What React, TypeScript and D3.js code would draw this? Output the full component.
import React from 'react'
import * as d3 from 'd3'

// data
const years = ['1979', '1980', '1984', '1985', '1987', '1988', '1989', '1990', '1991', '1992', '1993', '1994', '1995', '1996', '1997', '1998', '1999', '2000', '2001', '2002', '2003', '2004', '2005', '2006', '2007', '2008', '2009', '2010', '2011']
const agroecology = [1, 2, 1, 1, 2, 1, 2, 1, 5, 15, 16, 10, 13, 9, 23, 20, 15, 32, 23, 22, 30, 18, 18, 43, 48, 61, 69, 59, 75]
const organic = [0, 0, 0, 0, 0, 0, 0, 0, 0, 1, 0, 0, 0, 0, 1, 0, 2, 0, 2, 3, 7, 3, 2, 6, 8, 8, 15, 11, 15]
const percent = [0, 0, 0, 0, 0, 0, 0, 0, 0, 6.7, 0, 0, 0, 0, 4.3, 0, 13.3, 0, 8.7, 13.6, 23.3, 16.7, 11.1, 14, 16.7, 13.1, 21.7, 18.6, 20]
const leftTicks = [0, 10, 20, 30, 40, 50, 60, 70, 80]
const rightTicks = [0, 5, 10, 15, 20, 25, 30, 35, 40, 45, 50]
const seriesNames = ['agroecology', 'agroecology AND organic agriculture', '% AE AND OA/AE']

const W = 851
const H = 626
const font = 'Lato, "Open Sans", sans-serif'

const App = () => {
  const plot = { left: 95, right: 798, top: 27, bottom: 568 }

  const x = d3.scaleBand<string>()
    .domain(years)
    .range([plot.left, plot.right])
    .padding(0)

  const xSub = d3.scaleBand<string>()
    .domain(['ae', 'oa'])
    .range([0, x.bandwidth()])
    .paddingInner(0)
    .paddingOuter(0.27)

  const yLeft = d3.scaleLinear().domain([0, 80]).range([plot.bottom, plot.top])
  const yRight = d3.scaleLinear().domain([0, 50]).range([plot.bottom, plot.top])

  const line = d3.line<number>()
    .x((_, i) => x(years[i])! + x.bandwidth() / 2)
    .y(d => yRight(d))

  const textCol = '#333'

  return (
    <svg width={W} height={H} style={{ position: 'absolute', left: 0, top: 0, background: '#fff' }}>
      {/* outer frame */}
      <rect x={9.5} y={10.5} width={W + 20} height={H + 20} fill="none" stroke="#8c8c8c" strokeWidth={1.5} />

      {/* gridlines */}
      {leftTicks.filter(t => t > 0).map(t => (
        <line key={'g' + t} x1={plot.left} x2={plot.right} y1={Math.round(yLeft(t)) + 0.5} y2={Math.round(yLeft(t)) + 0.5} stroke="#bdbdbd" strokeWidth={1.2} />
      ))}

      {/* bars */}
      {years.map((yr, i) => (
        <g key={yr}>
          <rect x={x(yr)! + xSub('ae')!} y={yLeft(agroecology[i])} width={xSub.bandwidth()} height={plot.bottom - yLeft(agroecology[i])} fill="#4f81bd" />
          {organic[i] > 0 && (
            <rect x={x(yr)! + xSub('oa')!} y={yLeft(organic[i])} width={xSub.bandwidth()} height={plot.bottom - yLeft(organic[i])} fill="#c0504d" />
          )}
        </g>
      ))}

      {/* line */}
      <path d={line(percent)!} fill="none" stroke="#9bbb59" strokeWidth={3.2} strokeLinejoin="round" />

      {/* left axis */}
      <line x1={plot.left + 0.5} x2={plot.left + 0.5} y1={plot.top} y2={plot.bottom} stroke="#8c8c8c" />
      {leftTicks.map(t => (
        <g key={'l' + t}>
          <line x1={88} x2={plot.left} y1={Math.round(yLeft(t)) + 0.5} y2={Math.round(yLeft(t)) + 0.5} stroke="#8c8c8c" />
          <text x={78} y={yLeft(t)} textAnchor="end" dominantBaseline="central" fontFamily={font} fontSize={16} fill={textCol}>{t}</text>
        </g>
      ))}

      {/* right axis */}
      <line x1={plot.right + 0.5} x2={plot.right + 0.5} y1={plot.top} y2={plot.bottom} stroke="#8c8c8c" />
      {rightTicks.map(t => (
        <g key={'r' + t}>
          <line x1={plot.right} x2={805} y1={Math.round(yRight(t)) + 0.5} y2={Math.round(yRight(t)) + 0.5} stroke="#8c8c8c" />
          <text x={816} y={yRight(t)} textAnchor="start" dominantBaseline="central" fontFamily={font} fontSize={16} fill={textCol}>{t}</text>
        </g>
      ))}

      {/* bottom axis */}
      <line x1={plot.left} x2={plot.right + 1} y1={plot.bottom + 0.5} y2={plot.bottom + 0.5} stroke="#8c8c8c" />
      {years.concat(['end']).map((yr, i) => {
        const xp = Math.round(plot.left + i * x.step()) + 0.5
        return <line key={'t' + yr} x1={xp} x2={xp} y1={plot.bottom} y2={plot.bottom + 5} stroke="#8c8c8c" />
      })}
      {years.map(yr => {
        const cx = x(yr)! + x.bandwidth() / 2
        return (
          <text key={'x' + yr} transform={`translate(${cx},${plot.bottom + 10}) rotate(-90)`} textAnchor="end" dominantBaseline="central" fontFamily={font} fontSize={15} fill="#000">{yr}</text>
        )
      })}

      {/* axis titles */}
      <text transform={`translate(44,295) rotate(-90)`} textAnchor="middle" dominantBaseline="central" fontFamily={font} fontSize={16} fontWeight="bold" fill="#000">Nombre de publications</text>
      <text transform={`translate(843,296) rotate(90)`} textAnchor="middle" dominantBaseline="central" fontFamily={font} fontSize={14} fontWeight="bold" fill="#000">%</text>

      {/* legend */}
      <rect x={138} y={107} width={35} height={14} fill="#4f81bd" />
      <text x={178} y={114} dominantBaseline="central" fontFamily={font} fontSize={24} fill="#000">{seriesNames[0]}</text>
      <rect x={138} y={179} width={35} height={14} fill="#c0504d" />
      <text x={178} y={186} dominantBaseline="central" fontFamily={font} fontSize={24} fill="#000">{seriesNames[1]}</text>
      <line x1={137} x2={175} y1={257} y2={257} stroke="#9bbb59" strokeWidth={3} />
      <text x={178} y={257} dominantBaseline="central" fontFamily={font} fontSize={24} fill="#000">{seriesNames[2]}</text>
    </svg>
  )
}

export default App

_What to produce_
Repeat the data above, word for word.

_Solution to the exercise_
What React, TypeScript and D3.js code would draw this? Output the full component.
import React from 'react'
import * as d3 from 'd3'

// data
const years = ['1979', '1980', '1984', '1985', '1987', '1988', '1989', '1990', '1991', '1992', '1993', '1994', '1995', '1996', '1997', '1998', '1999', '2000', '2001', '2002', '2003', '2004', '2005', '2006', '2007', '2008', '2009', '2010', '2011']
const agroecology = [1, 2, 1, 1, 2, 1, 2, 1, 5, 15, 16, 10, 13, 9, 23, 20, 15, 32, 23, 22, 30, 18, 18, 43, 48, 61, 69, 59, 75]
const organic = [0, 0, 0, 0, 0, 0, 0, 0, 0, 1, 0, 0, 0, 0, 1, 0, 2, 0, 2, 3, 7, 3, 2, 6, 8, 8, 15, 11, 15]
const percent = [0, 0, 0, 0, 0, 0, 0, 0, 0, 6.7, 0, 0, 0, 0, 4.3, 0, 13.3, 0, 8.7, 13.6, 23.3, 16.7, 11.1, 14, 16.7, 13.1, 21.7, 18.6, 20]
const leftTicks = [0, 10, 20, 30, 40, 50, 60, 70, 80]
const rightTicks = [0, 5, 10, 15, 20, 25, 30, 35, 40, 45, 50]
const seriesNames = ['agroecology', 'agroecology AND organic agriculture', '% AE AND OA/AE']

const W = 851
const H = 626
const font = 'Lato, "Open Sans", sans-serif'

const App = () => {
  const plot = { left: 95, right: 798, top: 27, bottom: 568 }

  const x = d3.scaleBand<string>()
    .domain(years)
    .range([plot.left, plot.right])
    .padding(0)

  const xSub = d3.scaleBand<string>()
    .domain(['ae', 'oa'])
    .range([0, x.bandwidth()])
    .paddingInner(0)
    .paddingOuter(0.27)

  const yLeft = d3.scaleLinear().domain([0, 80]).range([plot.bottom, plot.top])
  const yRight = d3.scaleLinear().domain([0, 50]).range([plot.bottom, plot.top])

  const line = d3.line<number>()
    .x((_, i) => x(years[i])! + x.bandwidth() / 2)
    .y(d => yRight(d))

  const textCol = '#333'

  return (
    <svg width={W} height={H} style={{ position: 'absolute', left: 0, top: 0, background: '#fff' }}>
      {/* outer frame */}
      <rect x={9.5} y={10.5} width={W + 20} height={H + 20} fill="none" stroke="#8c8c8c" strokeWidth={1.5} />

      {/* gridlines */}
      {leftTicks.filter(t => t > 0).map(t => (
        <line key={'g' + t} x1={plot.left} x2={plot.right} y1={Math.round(yLeft(t)) + 0.5} y2={Math.round(yLeft(t)) + 0.5} stroke="#bdbdbd" strokeWidth={1.2} />
      ))}

      {/* bars */}
      {years.map((yr, i) => (
        <g key={yr}>
          <rect x={x(yr)! + xSub('ae')!} y={yLeft(agroecology[i])} width={xSub.bandwidth()} height={plot.bottom - yLeft(agroecology[i])} fill="#4f81bd" />
          {organic[i] > 0 && (
            <rect x={x(yr)! + xSub('oa')!} y={yLeft(organic[i])} width={xSub.bandwidth()} height={plot.bottom - yLeft(organic[i])} fill="#c0504d" />
          )}
        </g>
      ))}

      {/* line */}
      <path d={line(percent)!} fill="none" stroke="#9bbb59" strokeWidth={3.2} strokeLinejoin="round" />

      {/* left axis */}
      <line x1={plot.left + 0.5} x2={plot.left + 0.5} y1={plot.top} y2={plot.bottom} stroke="#8c8c8c" />
      {leftTicks.map(t => (
        <g key={'l' + t}>
          <line x1={88} x2={plot.left} y1={Math.round(yLeft(t)) + 0.5} y2={Math.round(yLeft(t)) + 0.5} stroke="#8c8c8c" />
          <text x={78} y={yLeft(t)} textAnchor="end" dominantBaseline="central" fontFamily={font} fontSize={16} fill={textCol}>{t}</text>
        </g>
      ))}

      {/* right axis */}
      <line x1={plot.right + 0.5} x2={plot.right + 0.5} y1={plot.top} y2={plot.bottom} stroke="#8c8c8c" />
      {rightTicks.map(t => (
        <g key={'r' + t}>
          <line x1={plot.right} x2={805} y1={Math.round(yRight(t)) + 0.5} y2={Math.round(yRight(t)) + 0.5} stroke="#8c8c8c" />
          <text x={816} y={yRight(t)} textAnchor="start" dominantBaseline="central" fontFamily={font} fontSize={16} fill={textCol}>{t}</text>
        </g>
      ))}

      {/* bottom axis */}
      <line x1={plot.left} x2={plot.right + 1} y1={plot.bottom + 0.5} y2={plot.bottom + 0.5} stroke="#8c8c8c" />
      {years.concat(['end']).map((yr, i) => {
        const xp = Math.round(plot.left + i * x.step()) + 0.5
        return <line key={'t' + yr} x1={xp} x2={xp} y1={plot.bottom} y2={plot.bottom + 5} stroke="#8c8c8c" />
      })}
      {years.map(yr => {
        const cx = x(yr)! + x.bandwidth() / 2
        return (
          <text key={'x' + yr} transform={`translate(${cx},${plot.bottom + 10}) rotate(-90)`} textAnchor="end" dominantBaseline="central" fontFamily={font} fontSize={15} fill="#000">{yr}</text>
        )
      })}

      {/* axis titles */}
      <text transform={`translate(44,295) rotate(-90)`} textAnchor="middle" dominantBaseline="central" fontFamily={font} fontSize={16} fontWeight="bold" fill="#000">Nombre de publications</text>
      <text transform={`translate(843,296) rotate(90)`} textAnchor="middle" dominantBaseline="central" fontFamily={font} fontSize={14} fontWeight="bold" fill="#000">%</text>

      {/* legend */}
      <rect x={138} y={107} width={35} height={14} fill="#4f81bd" />
      <text x={178} y={114} dominantBaseline="central" fontFamily={font} fontSize={24} fill="#000">{seriesNames[0]}</text>
      <rect x={138} y={179} width={35} height={14} fill="#c0504d" />
      <text x={178} y={186} dominantBaseline="central" fontFamily={font} fontSize={24} fill="#000">{seriesNames[1]}</text>
      <line x1={137} x2={175} y1={257} y2={257} stroke="#9bbb59" strokeWidth={3} />
      <text x={178} y={257} dominantBaseline="central" fontFamily={font} fontSize={24} fill="#000">{seriesNames[2]}</text>
    </svg>
  )
}

export default App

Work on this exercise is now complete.